O Desafio Pepsi, é bom dizer, não tem nenhuma validade científica. Em alguns dos testes, suspeita-se que as Cocas estavam muito mais geladas que as Pepsi, o que afetaria na sua percepção de sabor. Além disso, uma pesquisa com vinhos mostrou que, em testes cegos, existe uma tendência de optarmos por sabores mais doces (o que pode explicar a preferência por Pepsi e até a decisão de criar a New Coke).

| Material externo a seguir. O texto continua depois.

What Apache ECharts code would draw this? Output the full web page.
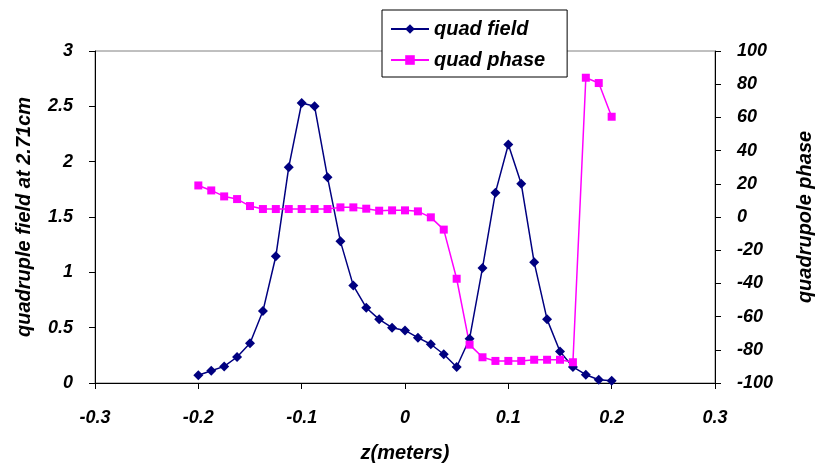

Nos anos 1990, a Pepsi seguiu investindo pesado em publicidade. Na época, ela lançou outra campanha de enorme sucesso, a “Pepsi Stuff”, que estimulava as pessoas a juntarem pontos comprando refrigerantes que, posteriormente, poderiam ser trocados por brindes.
Mas o tempo provou que, no longo prazo, a Coca-Cola venceu a guerra. Ela recuperou sua fatia de mercado e, hoje, a Coca clássica corresponde a 19,2% do setor. A Coca Diet, uma bem-sucedida invenção dos anos 1980, é o quinto refri mais consumido.
A Pepsi sequer está na segunda posição: um relatório de 2023 a coloca em terceiro lugar, com 8,31% do setor. A vice-liderança, por uma pequena vantagem, é da Dr. Pepper, com 8,34% (a marca, diga-se, vem atraindo consumidores mais novos com sabores diferentões).
E por que será que, mesmo com o “resultado” do Desafio Pepsi, as pessoas continuam consumindo mais Coca-Cola?
Em 2004, uma pesquisa americana analisou o cérebro de voluntários que beberam Coca e Pepsi em dois momentos: em um, era um teste cego; no outro, eles sabiam quais marcas estavam consumindo. Nesta segunda etapa, houve maior atividade no córtex pré-frontal, uma região cerebral associada a pensamentos de nível superior.
Ou seja: saber o rótulo nos faz tomar decisões racionais baseadas não apenas no sabor, mas na memória e nas experiências que associamos àquela marca. Mesmo com campanhas marcantes, a Pepsi não conseguiu introjetar na cabeça da maioria das pessoas o sentimento que a Coca-Cola desperta. E é por isso que ela jamais conquistou o primeiro lugar no mercado.
Ao que tudo indica, apelar para a nostalgia para ser o refrigerante oficial da sua ceia de Natal parece ter funcionado para a Coca.